PITTSBURGH — Threats sent through Snapchat have been made to several schools and districts in the Pittsburgh area since Monday evening.
All 13 Propel Schools switched to remote learning for Tuesday because of threats that were initially sent through Snapchat before circulating on other social media platforms.
The same threat made its way to the Sto-Rox School District, impacting the Junior/Senior High School, according to the Stowe Township police chief.
The Sto-Rox School District posted on its website and on Facebook that high school students were dismissed at 9 a.m. and would learn virtually for the remainder of Tuesday, as well as on Wednesday.
North Hills School District officials said the district received the same Snapchat threat received by “multiple municipalities as well as the city of Pittsburgh.” They said classes are being held as scheduled Tuesday, as the threat was “thoroughly investigated by multiple agencies including Ross Township police and has been deemed not credible.”
Two Pittsburgh schools were searched Tuesday morning after a Snapchat threat was received, a Pittsburgh Public Schools spokesperson said. The threat, which officials do not believe is credible, impacted South Hills Middle School and Brashear High School. Both schools are located on the same campus.
“We take all threats seriously,” the PPS spokesperson said, adding that the schools were searched before the arrival of students. Families were notified of the threat and the search via a robocall Tuesday morning.
The McKeesport School District also reported a threat to Founders’ Hall Middle School.
West Mifflin Area School District received a threat Tuesday afternoon in the form of six students getting a text message or email from an anonymous phone number.
Channel 11 has learned that the FBI is helping local police in investigating the school threats.

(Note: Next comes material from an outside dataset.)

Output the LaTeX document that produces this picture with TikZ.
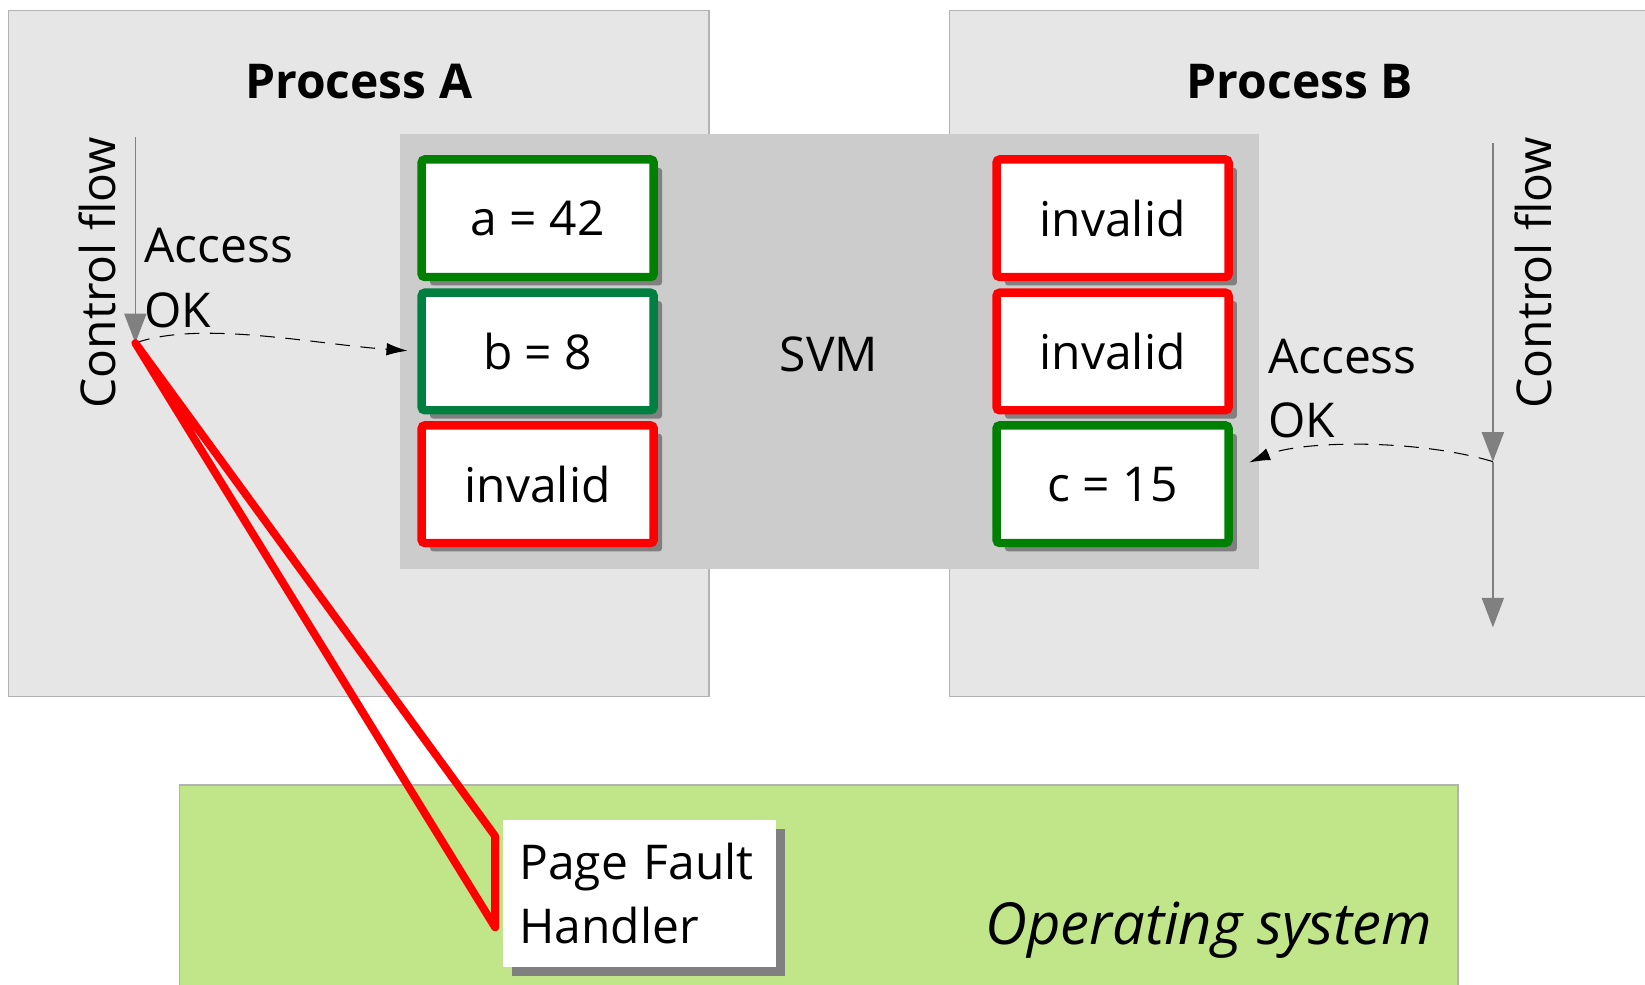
\documentclass[tikz,border=0pt]{standalone}
\usepackage{fontspec}
\setmainfont{Open Sans}
\usetikzlibrary{arrows.meta,shadows}

\definecolor{grisproc}{RGB}{230,230,230}
\definecolor{grissvm}{RGB}{204,204,204}
\definecolor{bordegris}{RGB}{179,179,179}
\definecolor{verde}{RGB}{0,128,0}
\definecolor{verdeb}{RGB}{0,128,64}
\definecolor{verdeso}{RGB}{192,230,137}

\begin{document}
\begin{tikzpicture}[x=0.01cm,y=-0.01cm,
    every node/.style={font=\fontsize{13}{17.4}\selectfont},
    celda/.style={draw, line width=0.08cm, rounded corners=0.03cm, fill=white,
        minimum width=2.21cm, minimum height=1.12cm, inner sep=0pt,
        drop shadow={shadow xshift=0.08cm, shadow yshift=-0.08cm, fill=black!50, opacity=1}},
    valida/.style={celda, draw=verde},
    invalida/.style={celda, draw=red},
    flujo/.style={draw=black!50, line width=0.015cm, -{Triangle[width=0.21cm,length=0.28cm]}},
    acceso/.style={dashed, dash pattern=on 0.14cm off 0.1cm, line width=0.01cm, -{Latex[length=0.2cm,width=0.12cm]}}] %Memoria virtual compartida entre dos procesos
    \useasboundingbox (0,0) rectangle (1568,938);
    \clip (0,0) rectangle (1568,938);

    \filldraw[fill=grisproc, draw=bordegris, line width=0.015cm] (8,10) rectangle (676,664);
    \filldraw[fill=grisproc, draw=bordegris, line width=0.015cm] (905,10) rectangle (1700,664);
    \filldraw[fill=verdeso, draw=bordegris, line width=0.015cm] (171,748) rectangle (1390,1050);
    \fill[grissvm] (381,128) rectangle (1200,542);

    \node[font=\fontsize{13}{16.3}\selectfont\bfseries] (procA) at (342,78) {Process A};
    \node[font=\fontsize{13}{16.3}\selectfont\bfseries] (procB) at (1239,78) {Process B};
    \node (svm) at (790,338) {SVM};

    \node[valida] (a) at (512.5,208) {a = 42};
    \node[celda, draw=verdeb] (b) at (512.5,335) {b = 8};
    \node[invalida] (invA) at (512.5,461.5) {invalid};

    \node[invalida] (invB) at (1060.5,208) {invalid};
    \node[invalida] (invC) at (1060.5,335) {invalid};
    \node[valida] (c) at (1060.5,461.5) {c = 15};

    \coordinate (iniA) at (129,131);
    \coordinate (finA) at (129,327);
    \coordinate (iniB) at (1423,136);
    \coordinate (medB) at (1423,440);
    \coordinate (finB) at (1423,598);

    \draw[flujo] (iniA) -- (finA);
    \draw[flujo] (iniB) -- (medB);
    \draw[flujo] (medB) -- (finB);

    \node[rotate=90] (flujoA) at (93,260) {Control flow};
    \node[rotate=90] (flujoB) at (1462,260) {Control flow};

    \node[anchor=west, align=left, inner sep=0pt] (accA) at (137,265) {Access\\OK};
    \node[anchor=west, align=left, inner sep=0pt] (accB) at (1208,370) {Access\\OK};

    \draw[acceso, shorten >=0.095cm] (finA) .. controls (190,305) and (300,328) .. (b.west);
    \draw[acceso, shorten >=0.17cm] (medB) .. controls (1350,418) and (1240,420) .. (c.7);

    \node[fill=white, align=left, text width=2.3cm, inner xsep=0.15cm,
        minimum height=1.40cm,
        drop shadow={shadow xshift=0.08cm, shadow yshift=-0.08cm, fill=black!50, opacity=1}]
        (pfh) at (610,852) {Page Fault\\Handler};

    \coordinate (P) at (472,797);
    \coordinate (Q) at (472,884);
    \draw[red, line width=0.075cm, line join=round] (finA) -- (P) -- (Q) -- cycle;

    \node[anchor=base east, inner sep=0pt, font=\fontsize{15.7}{19}\selectfont\itshape] (so) at (1366,900) {Operating system};
\end{tikzpicture}
\end{document}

FBI Pittsburgh Special Agent in Charge Joe Rothrock told Channel 11 at first, they assume every threat is credible
“Ultimately we are here to preserve life and protect the public the best we can. The only way to do that is to assume all of these threats are credible. We follow up on every investigation, lead, and make sure we determine what the motivation is for that threat,” Agent Rothrock said.
The FBI has received an increase in requests from local police departments to help in school threat investigations.
“We do work with the social media companies to try to strip away some of that anonymity and provide some level of attribution to who is making those threats. The FBI has a number of resources in that regard and experts that assist in that,” Agent Rothrock said.